Rows from a dataset of charts and code
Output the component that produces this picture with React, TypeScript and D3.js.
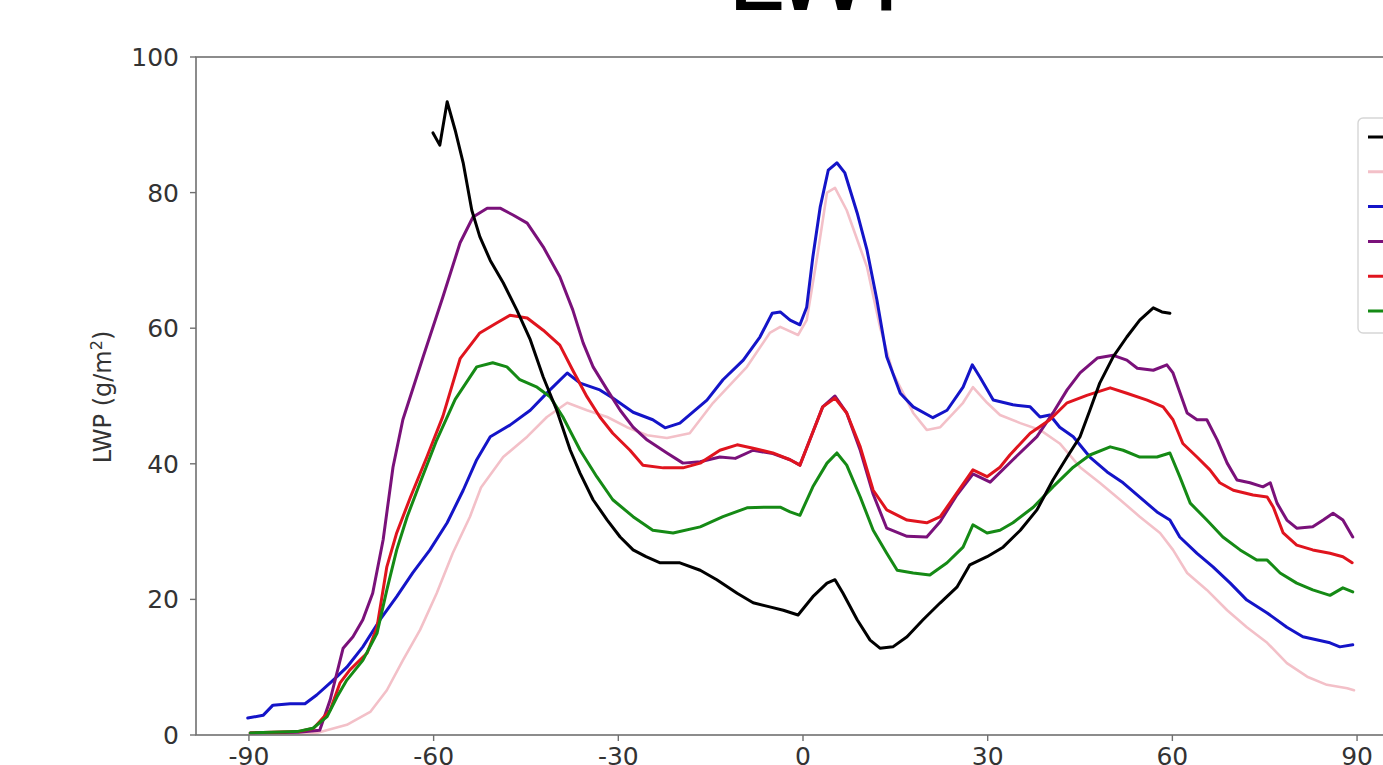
import React from "react";
import * as d3 from "d3";

const xTicks = [-90, -60, -30, 0, 30, 60, 90];
const yTicks = [0, 20, 40, 60, 80, 100];

const blackLat = [-60.1, -59.0, -57.8, -56.5, -55.2, -53.8, -52.5, -50.8, -48.7, -46.5, -44.3, -42.2, -40.0, -37.8, -36.2, -34.1, -31.8, -29.7, -27.6, -25.5, -23.2, -20.0, -16.7, -14.0, -10.7, -8.1, -5.4, -3.2, -0.8, 1.6, 3.9, 5.2, 6.5, 8.8, 10.9, 12.5, 14.6, 16.9, 19.5, 22.3, 25.0, 27.1, 29.9, 32.5, 35.3, 38.0, 40.6, 42.9, 45.0, 46.6, 48.2, 50.4, 52.6, 54.7, 56.9, 58.3, 59.6];
const blackLwp = [88.8, 87.0, 93.4, 89.2, 84.4, 77.4, 73.5, 70.0, 66.7, 62.7, 58.3, 52.8, 47.9, 42.0, 38.6, 34.7, 31.7, 29.2, 27.3, 26.3, 25.4, 25.4, 24.3, 22.9, 20.9, 19.5, 18.9, 18.4, 17.7, 20.4, 22.4, 22.9, 20.9, 17.0, 14.0, 12.8, 13.0, 14.5, 17.0, 19.5, 21.8, 25.1, 26.3, 27.7, 30.2, 33.2, 37.6, 41.0, 44.0, 47.9, 51.9, 55.8, 58.7, 61.2, 63.0, 62.4, 62.2];

const pinkLat = [-90, -82, -79.0, -74.1, -70.3, -67.6, -65.0, -62.2, -59.5, -56.9, -54.1, -52.3, -48.7, -44.8, -41.6, -38.3, -35.1, -31.8, -28.6, -25.3, -22.1, -18.4, -14.6, -9.1, -5.4, -3.7, -0.8, 0.6, 2.3, 3.9, 5.2, 7.1, 10.4, 12.5, 14.6, 17.9, 20.1, 22.3, 26.0, 27.6, 29.9, 32.0, 35.3, 38.5, 41.7, 45.0, 48.2, 51.5, 54.7, 58.0, 60.1, 62.4, 65.6, 68.9, 72.1, 75.4, 78.6, 81.9, 85.1, 88.4, 89.5];
const pinkLwp = [0, 0.1, 0.3, 1.5, 3.4, 6.6, 11.0, 15.5, 20.9, 26.8, 32.2, 36.5, 41.0, 44.0, 46.9, 49.0, 47.9, 46.9, 45.4, 44.2, 43.8, 44.5, 49.0, 54.3, 59.3, 60.2, 59.0, 61.2, 70.5, 80.0, 80.7, 77.4, 69.0, 60.2, 53.4, 47.5, 45.0, 45.4, 49.0, 51.3, 49.0, 47.2, 46.0, 45.0, 43.0, 39.5, 37.2, 34.7, 32.2, 29.8, 27.3, 23.9, 21.4, 18.4, 15.9, 13.6, 10.6, 8.6, 7.4, 6.9, 6.6];

const blueLat = [-90.2, -87.7, -86.1, -83.3, -80.9, -79.0, -76.8, -75.7, -74.1, -71.5, -68.7, -66.0, -63.4, -60.6, -57.8, -55.2, -53.0, -50.8, -47.6, -44.3, -41.1, -38.3, -36.2, -33.0, -30.9, -27.6, -24.4, -22.4, -20.0, -15.6, -13.0, -9.7, -7.0, -5.0, -3.7, -2.1, -0.5, 0.6, 1.6, 2.8, 4.1, 5.5, 6.8, 8.8, 10.4, 12.0, 13.6, 15.8, 17.9, 21.1, 23.4, 26.0, 27.5, 28.8, 30.9, 34.1, 36.9, 38.5, 40.1, 41.7, 43.9, 46.6, 49.4, 52.0, 54.7, 57.5, 59.6, 61.2, 64.0, 66.6, 69.4, 72.1, 75.4, 78.6, 81.2, 85.6, 87.2, 89.3];
const blueLwp = [2.5, 2.9, 4.4, 4.6, 4.6, 5.9, 7.7, 8.6, 10.0, 13.0, 17.0, 20.4, 23.9, 27.3, 31.3, 36.1, 40.6, 44.0, 45.7, 47.9, 50.9, 53.4, 51.9, 50.9, 49.7, 47.6, 46.5, 45.3, 46.0, 49.4, 52.4, 55.3, 58.7, 62.2, 62.4, 61.2, 60.5, 63.1, 70.5, 77.9, 83.3, 84.4, 82.9, 77.0, 71.5, 64.2, 55.8, 50.4, 48.4, 46.8, 47.9, 51.3, 54.6, 52.7, 49.4, 48.7, 48.4, 46.9, 47.2, 45.4, 44.0, 41.0, 38.8, 37.2, 35.1, 32.9, 31.7, 29.2, 26.8, 24.8, 22.4, 19.9, 18.0, 15.9, 14.5, 13.6, 13.0, 13.3];

const purpleLat = [-89.8, -82, -78.5, -76.8, -74.7, -73.1, -71.5, -69.9, -68.2, -66.6, -65.0, -61.7, -58.5, -55.7, -53.6, -51.3, -49.2, -47.1, -44.8, -42.2, -39.5, -37.4, -35.7, -34.1, -31.8, -29.7, -27.6, -25.3, -22.1, -19.5, -16.7, -13.5, -11.0, -8.1, -4.9, -2.1, -0.5, 1.1, 3.2, 5.2, 7.1, 9.3, 11.4, 13.6, 16.9, 20.1, 22.3, 25.0, 27.6, 30.4, 34.1, 38.0, 40.6, 42.9, 45.0, 47.8, 50.4, 52.6, 54.3, 56.9, 59.1, 60.1, 62.4, 64.0, 65.6, 67.3, 68.9, 70.5, 72.6, 74.7, 75.9, 77.0, 78.6, 80.2, 82.8, 84.5, 86.1, 87.7, 89.3];
const purpleLwp = [0.3, 0.4, 0.7, 5.2, 12.8, 14.5, 17.0, 20.9, 28.8, 39.5, 46.5, 55.8, 64.6, 72.6, 76.4, 77.7, 77.7, 76.7, 75.5, 72.0, 67.6, 62.7, 57.8, 54.3, 50.9, 47.9, 45.4, 43.5, 41.6, 40.1, 40.3, 41.0, 40.8, 42.0, 41.5, 40.6, 39.8, 43.5, 48.4, 50.0, 47.5, 42.0, 35.5, 30.5, 29.3, 29.2, 31.5, 35.4, 38.5, 37.3, 40.6, 44.0, 47.5, 50.9, 53.4, 55.6, 56.0, 55.3, 54.1, 53.8, 54.6, 53.4, 47.5, 46.5, 46.5, 43.5, 40.1, 37.6, 37.2, 36.6, 37.2, 34.2, 31.7, 30.5, 30.7, 31.7, 32.7, 31.7, 29.2];

const redLat = [-89.8, -82, -79.5, -76.8, -75.2, -73.6, -70.8, -69.2, -67.6, -66.0, -63.8, -61.1, -58.5, -55.7, -52.5, -49.7, -47.6, -44.8, -42.2, -39.5, -37.4, -35.1, -33.0, -30.9, -28.1, -26.0, -22.7, -19.5, -16.7, -13.5, -10.7, -8.1, -4.9, -2.1, -0.5, 1.1, 3.2, 5.2, 7.1, 9.3, 11.4, 13.6, 16.9, 20.1, 22.3, 25.0, 27.6, 29.9, 32.0, 33.6, 36.9, 40.1, 42.9, 46.1, 49.9, 52.6, 55.9, 58.5, 60.1, 61.7, 64.0, 66.1, 67.7, 69.9, 73.1, 75.4, 76.4, 78.0, 80.2, 82.8, 85.6, 87.7, 89.2];
const redLwp = [0.3, 0.5, 1.0, 3.7, 7.7, 9.6, 12.1, 15.9, 24.8, 29.8, 35.0, 41.0, 47.0, 55.5, 59.3, 60.8, 61.9, 61.5, 59.7, 57.5, 53.8, 49.9, 46.9, 44.5, 42.0, 39.8, 39.4, 39.4, 40.1, 42.0, 42.8, 42.3, 41.6, 40.6, 39.8, 43.5, 48.4, 49.7, 47.5, 42.5, 36.1, 33.2, 31.7, 31.3, 32.2, 35.7, 39.1, 38.1, 39.5, 41.3, 44.5, 46.5, 49.0, 50.1, 51.2, 50.4, 49.4, 48.4, 46.5, 43.0, 41.0, 39.1, 37.2, 36.1, 35.4, 35.1, 33.6, 29.8, 28.0, 27.3, 26.8, 26.3, 25.4];

const greenLat = [-89.8, -82.2, -79.6, -77.3, -75.7, -74.1, -71.5, -69.2, -67.6, -66.0, -64.3, -62.2, -59.5, -56.5, -53.0, -50.4, -48.1, -46.0, -43.2, -41.1, -39.0, -36.2, -33.5, -30.9, -27.6, -24.4, -21.1, -16.7, -13.0, -9.1, -5.8, -3.7, -2.1, -0.5, 1.6, 3.9, 5.5, 7.1, 9.3, 11.4, 13.6, 15.3, 17.9, 20.6, 23.4, 26.0, 27.6, 29.9, 32.0, 34.1, 37.4, 40.6, 43.9, 46.6, 49.9, 52.0, 54.7, 57.5, 59.6, 61.2, 62.9, 65.6, 68.2, 71.0, 73.7, 75.4, 77.5, 80.2, 82.8, 85.6, 87.7, 89.3];
const greenLwp = [0.3, 0.5, 1.0, 2.7, 5.6, 8.1, 11.0, 15.0, 21.4, 27.3, 32.2, 37.2, 43.5, 49.5, 54.3, 54.9, 54.3, 52.4, 51.3, 49.9, 46.9, 42.0, 38.1, 34.7, 32.2, 30.2, 29.8, 30.7, 32.2, 33.5, 33.6, 33.6, 32.9, 32.4, 36.6, 40.1, 41.6, 39.8, 35.1, 30.2, 26.8, 24.3, 23.9, 23.6, 25.4, 27.7, 31.0, 29.8, 30.2, 31.3, 33.6, 36.6, 39.5, 41.3, 42.5, 42.0, 41.0, 41.0, 41.6, 38.1, 34.2, 31.7, 29.2, 27.3, 25.8, 25.8, 23.9, 22.4, 21.4, 20.6, 21.7, 21.1];

const seriesNames = ["black", "pink", "blue", "purple", "red", "green"];
const seriesColors = ["#000000", "#f3c0c8", "#1414c8", "#7a117a", "#e0141e", "#158a15"];
const seriesLat = [blackLat, pinkLat, blueLat, purpleLat, redLat, greenLat];
const seriesLwp = [blackLwp, pinkLwp, blueLwp, purpleLwp, redLwp, greenLwp];
// drawing order (bottom to top)
const drawOrder = [1, 2, 3, 4, 5, 0];

const W = 1383;
const H = 765;
const left = 196;
const right = 1410;
const top = 57;
const bottom = 735;

export default function App() {
  const x = d3.scaleLinear().domain([-98.6, 98.6]).range([left, right]);
  const y = d3.scaleLinear().domain([0, 100]).range([bottom, top]);
  const line = d3
    .line<[number, number]>()
    .x((d) => x(d[0]))
    .y((d) => y(d[1]));
  const font = "DejaVu Sans, sans-serif";
  const legendY0 = 137;
  const legendStep = 34.8;
  const tickFont = 25;

  return (
    <svg
      width={W}
      height={H}
      style={{ position: "absolute", left: 0, top: 0, background: "#fff" }}
      fontFamily={font}
    >
      <rect x={0} y={0} width={W} height={H} fill="#fff" />
      <text x={829} y={10} textAnchor="middle" fontSize={100} fill="#000">
        LWP
      </text>
      <defs>
        <clipPath id="plotClip">
          <rect x={left} y={top} width={right - left} height={bottom - top} />
        </clipPath>
      </defs>
      <g clipPath="url(#plotClip)">
        {drawOrder.map((i) => {
          const pts = seriesLat[i].map((la, k) => [la, seriesLwp[i][k]] as [number, number]);
          return (
            <path
              key={seriesNames[i]}
              d={line(pts) || ""}
              fill="none"
              stroke={seriesColors[i]}
              strokeWidth={i === 1 ? 2.6 : 3}
              strokeLinejoin="round"
              strokeLinecap="round"
            />
          );
        })}
      </g>
      {/* spines */}
      <rect
        x={left}
        y={top}
        width={right - left}
        height={bottom - top}
        fill="none"
        stroke="#707070"
        strokeWidth={1.6}
      />
      {/* y ticks */}
      {yTicks.map((t) => (
        <g key={"y" + t}>
          <line x1={left - 6} x2={left} y1={y(t)} y2={y(t)} stroke="#707070" strokeWidth={1.4} />
          <text
            x={left - 17}
            y={y(t)}
            dy="0.36em"
            textAnchor="end"
            fontSize={tickFont}
            fill="#333"
          >
            {t}
          </text>
        </g>
      ))}
      {/* x ticks */}
      {xTicks.map((t) => (
        <g key={"x" + t}>
          <line x1={x(t)} x2={x(t)} y1={bottom} y2={bottom + 6} stroke="#707070" strokeWidth={1.4} />
          <text x={x(t)} y={765} textAnchor="middle" fontSize={tickFont} fill="#333">
            {t < 0 ? "-" + Math.abs(t) : String(t)}
          </text>
        </g>
      ))}
      <text x={803} y={805} textAnchor="middle" fontSize={tickFont} fill="#333">
        Latitude
      </text>
      <text
        transform={`translate(${111},${397}) rotate(-90)`}
        textAnchor="middle"
        fontSize={24}
        fill="#333"
      >
        LWP (g/m
        <tspan dy={-9} fontSize={16}>
          2
        </tspan>
        <tspan dy={9}>)</tspan>
      </text>
      {/* legend */}
      <rect
        x={1358}
        y={118}
        width={120}
        height={215}
        rx={5}
        fill="#fff"
        fillOpacity={0.8}
        stroke="#d6d6d6"
        strokeWidth={1.4}
      />
      {seriesNames.map((n, i) => (
        <line
          key={"lg" + n}
          x1={1368}
          x2={1408}
          y1={legendY0 + i * legendStep}
          y2={legendY0 + i * legendStep}
          stroke={seriesColors[i]}
          strokeWidth={3}
        />
      ))}
    </svg>
  );
}
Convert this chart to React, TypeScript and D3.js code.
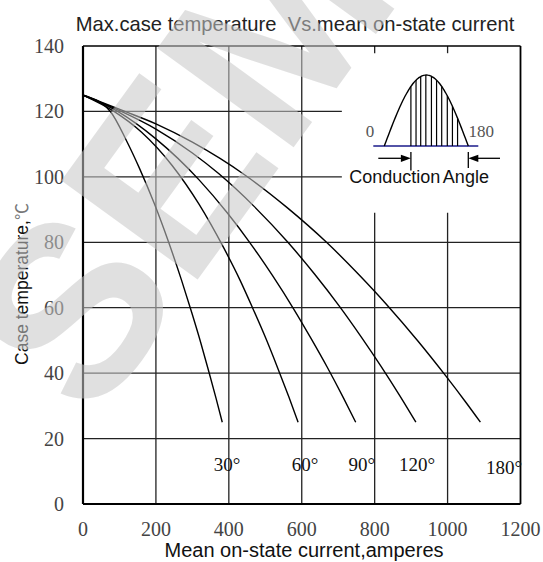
import React from "react";
import * as d3 from "d3";

const xTicks = [0, 200, 400, 600, 800, 1000, 1200];
const yTicks = [0, 20, 40, 60, 80, 100, 120, 140];

const angleLabels = ["30°", "60°", "90°", "120°", "180°"];
const labelCurrent = [395, 609, 765, 916, 1155];
const labelTemp = [10.2, 10.2, 10.2, 10.2, 9.2];

const current30 = [0, 75, 120, 155, 195, 235, 270, 298, 323, 345, 365, 382];
const temp30 = [125, 120, 110.9, 102.6, 92, 80, 68.5, 58.6, 49.3, 40.5, 32.3, 25];
const current60 = [0, 85, 160, 245, 319, 385, 430, 465, 502, 535, 565, 590];
const temp60 = [125, 120, 113.7, 103.4, 91.5, 78.5, 68.6, 60, 50.5, 41.3, 32.6, 25];
const current90 = [0, 95, 200, 319, 395, 457, 520, 578, 625, 670, 715, 748];
const temp90 = [125, 120, 111.6, 99, 89.1, 80, 69.8, 59.6, 50.7, 41.8, 32.3, 25];
const current120 = [0, 105, 200, 300, 372, 470, 562, 635, 703, 763, 818, 870, 913];
const temp120 = [125, 120, 114.6, 107.3, 101, 90.9, 80, 70.3, 60.5, 51.1, 42, 32.9, 25];
const current180 = [0, 115, 200, 300, 445, 560, 668, 755, 835, 918, 994, 1050, 1090];
const temp180 = [125, 120, 116.2, 110.6, 100.5, 90.6, 80, 70.3, 60.7, 49.9, 39.3, 31.1, 25];

const seriesCurrents = [current30, current60, current90, current120, current180];
const seriesTemps = [temp30, temp60, temp90, temp120, temp180];

// inset illustration (conduction angle)
const hatchAngles = [57, 68, 78, 89, 101, 112, 123, 135, 146, 157];
const conductionStart = 57;

const W = 543;
const H = 562;

export default function App() {
  const x = d3.scaleLinear().domain([0, 1200]).range([83, 520.5]);
  const y = d3.scaleLinear().domain([0, 140]).range([504, 46]);

  const line = d3
    .line<[number, number]>()
    .x((d) => x(d[0]))
    .y((d) => y(d[1]))
    .curve(d3.curveMonotoneX);

  // inset scales
  const ax = d3.scaleLinear().domain([0, 180]).range([384.3, 468.3]);
  const ay = d3.scaleLinear().domain([0, 1]).range([146, 75]);
  const humpPts: [number, number][] = d3
    .range(0, 181, 3)
    .map((a) => [a, Math.sin((a * Math.PI) / 180)]);
  const hump = d3
    .line<[number, number]>()
    .x((d) => ax(d[0]))
    .y((d) => ay(d[1]))
    .curve(d3.curveCatmullRom)(humpPts);

  const gridColor = "#222";
  const serif = "'Liberation Serif', 'Times New Roman', serif";
  const sans = "'Liberation Sans', Arial, sans-serif";

  const arrowY = 158.3;
  const leftBarX = ax(conductionStart);
  const rightBarX = ax(180);

  return (
    <svg
      width={W}
      height={H}
      viewBox={`0 0 ${W} ${H}`}
      style={{ position: "absolute", left: 0, top: 0, background: "#fff" }}
    >
      <rect x={0} y={0} width={W} height={H} fill="#fff" />

      {/* vertical gridlines */}
      {[200, 400, 600].map((v) => (
        <line key={"v" + v} x1={x(v)} x2={x(v)} y1={y(140)} y2={y(0)} stroke={gridColor} strokeWidth={1.3} />
      ))}
      {[800, 1000].map((v) => (
        <g key={"vs" + v}>
          <line x1={x(v)} x2={x(v)} y1={y(140)} y2={y(137.8)} stroke={gridColor} strokeWidth={1.3} />
          <line x1={x(v)} x2={x(v)} y1={y(89)} y2={y(0)} stroke={gridColor} strokeWidth={1.3} />
        </g>
      ))}
      {/* horizontal gridlines */}
      {[20, 40, 60, 80].map((t) => (
        <line key={"h" + t} x1={x(0)} x2={x(1200)} y1={y(t)} y2={y(t)} stroke={gridColor} strokeWidth={1.3} />
      ))}
      {[100, 120].map((t) => (
        <line key={"hs" + t} x1={x(0)} x2={x(710)} y1={y(t)} y2={y(t)} stroke={gridColor} strokeWidth={1.3} />
      ))}

      {/* border */}
      <line x1={x(0)} x2={x(1200)} y1={y(140)} y2={y(140)} stroke="#000" strokeWidth={1.6} />
      <line x1={x(1200)} x2={x(1200)} y1={y(140)} y2={y(0)} stroke="#000" strokeWidth={1.8} />
      <line x1={x(0)} x2={x(1200)} y1={y(0)} y2={y(0)} stroke="#000" strokeWidth={2.2} />
      <line x1={x(0)} x2={x(0)} y1={y(140)} y2={y(0)} stroke="#000" strokeWidth={2.2} />

      {/* curves */}
      {seriesCurrents.map((cs, i) => {
        const pts: [number, number][] = cs.map((c, j) => [c, seriesTemps[i][j]]);
        return <path key={"c" + i} d={line(pts) || ""} fill="none" stroke="#000" strokeWidth={1.4} />;
      })}

      {/* curve labels */}
      {angleLabels.map((lab, i) => (
        <text
          key={"l" + i}
          x={x(labelCurrent[i])}
          y={y(labelTemp[i])}
          textAnchor="middle"
          fontFamily={serif}
          fontSize={19}
          fill="#111"
        >
          {lab}
        </text>
      ))}

      {/* tick labels */}
      {xTicks.map((v) => (
        <text key={"xt" + v} x={x(v)} y={536} textAnchor="middle" fontFamily={serif} fontSize={20} fill="#444">
          {v}
        </text>
      ))}
      {yTicks.map((t) => (
        <text key={"yt" + t} x={64} y={y(t) + 7} textAnchor="end" fontFamily={serif} fontSize={20} fill="#444">
          {t}
        </text>
      ))}

      {/* titles */}
      <text
        x={295}
        y={31}
        textAnchor="middle"
        fontFamily={sans}
        fontSize={20.2}
        fill="#222"
        style={{ whiteSpace: "pre" }}
      >
        {"Max.case temperature  Vs.mean on-state current"}
      </text>
      <text x={304} y={557} textAnchor="middle" fontFamily={sans} fontSize={20} fill="#111">
        Mean on-state current,amperes
      </text>
      <text
        transform={`translate(27.5,284) rotate(-90)`}
        textAnchor="middle"
        fontFamily={sans}
        fontSize={17.5}
        fill="#111"
      >
        Case temperature,
        <tspan fontFamily="'Noto Sans CJK SC', 'DejaVu Sans', sans-serif" fontSize={17} fill="#777">
          ℃
        </tspan>
      </text>

      {/* inset */}
      <line x1={373.3} x2={478.3} y1={ay(0)} y2={ay(0)} stroke="#1a1a8a" strokeWidth={1.6} />
      <path d={hump || ""} fill="none" stroke="#000" strokeWidth={1.4} />
      {hatchAngles.map((a) => (
        <line
          key={"ha" + a}
          x1={ax(a)}
          x2={ax(a)}
          y1={ay(0)}
          y2={ay(Math.sin((a * Math.PI) / 180))}
          stroke="#000"
          strokeWidth={1.2}
        />
      ))}
      <text x={370} y={137} textAnchor="middle" fontFamily={serif} fontSize={17} fill="#555">
        0
      </text>
      <text x={468.5} y={137} textAnchor="start" fontFamily={serif} fontSize={17} fill="#555">
        180
      </text>
      {/* arrows */}
      <line x1={378.3} x2={leftBarX - 8} y1={arrowY} y2={arrowY} stroke="#000" strokeWidth={1.3} />
      <path
        d={`M${leftBarX},${arrowY} L${leftBarX - 10},${arrowY - 3.6} L${leftBarX - 10},${arrowY + 3.6} Z`}
        fill="#000"
      />
      <line x1={leftBarX} x2={leftBarX} y1={152} y2={170.5} stroke="#000" strokeWidth={1.3} />
      <line x1={500} x2={rightBarX + 8} y1={arrowY} y2={arrowY} stroke="#000" strokeWidth={1.3} />
      <path
        d={`M${rightBarX},${arrowY} L${rightBarX + 10},${arrowY - 3.6} L${rightBarX + 10},${arrowY + 3.6} Z`}
        fill="#000"
      />
      <line x1={rightBarX} x2={rightBarX} y1={152} y2={168} stroke="#000" strokeWidth={1.3} />
      <text x={349.3} y={183.3} fontFamily={sans} fontSize={18} fill="#111" wordSpacing={-1.5}>
        Conduction Angle
      </text>

      {/* watermark */}
      <text
        transform="translate(92,425) rotate(-54)"
        fontFamily={sans}
        fontWeight="bold"
        fontSize={245}
        fill="#c8c8c8"
        opacity={0.55}
      >
        SEMI
      </text>
    </svg>
  );
}
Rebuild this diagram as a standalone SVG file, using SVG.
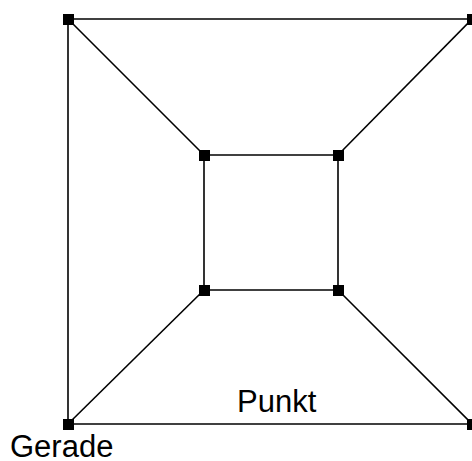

**Given problem:** Set down the records above word for word, from the first line through the line containing "63.0, 62.4, 62.2];", both included; leave out the pictures.

**Exercise answer:**
Output the component that produces this picture with React, TypeScript and D3.js.
import React from "react";
import * as d3 from "d3";

const xTicks = [-90, -60, -30, 0, 30, 60, 90];
const yTicks = [0, 20, 40, 60, 80, 100];

const blackLat = [-60.1, -59.0, -57.8, -56.5, -55.2, -53.8, -52.5, -50.8, -48.7, -46.5, -44.3, -42.2, -40.0, -37.8, -36.2, -34.1, -31.8, -29.7, -27.6, -25.5, -23.2, -20.0, -16.7, -14.0, -10.7, -8.1, -5.4, -3.2, -0.8, 1.6, 3.9, 5.2, 6.5, 8.8, 10.9, 12.5, 14.6, 16.9, 19.5, 22.3, 25.0, 27.1, 29.9, 32.5, 35.3, 38.0, 40.6, 42.9, 45.0, 46.6, 48.2, 50.4, 52.6, 54.7, 56.9, 58.3, 59.6];
const blackLwp = [88.8, 87.0, 93.4, 89.2, 84.4, 77.4, 73.5, 70.0, 66.7, 62.7, 58.3, 52.8, 47.9, 42.0, 38.6, 34.7, 31.7, 29.2, 27.3, 26.3, 25.4, 25.4, 24.3, 22.9, 20.9, 19.5, 18.9, 18.4, 17.7, 20.4, 22.4, 22.9, 20.9, 17.0, 14.0, 12.8, 13.0, 14.5, 17.0, 19.5, 21.8, 25.1, 26.3, 27.7, 30.2, 33.2, 37.6, 41.0, 44.0, 47.9, 51.9, 55.8, 58.7, 61.2, 63.0, 62.4, 62.2];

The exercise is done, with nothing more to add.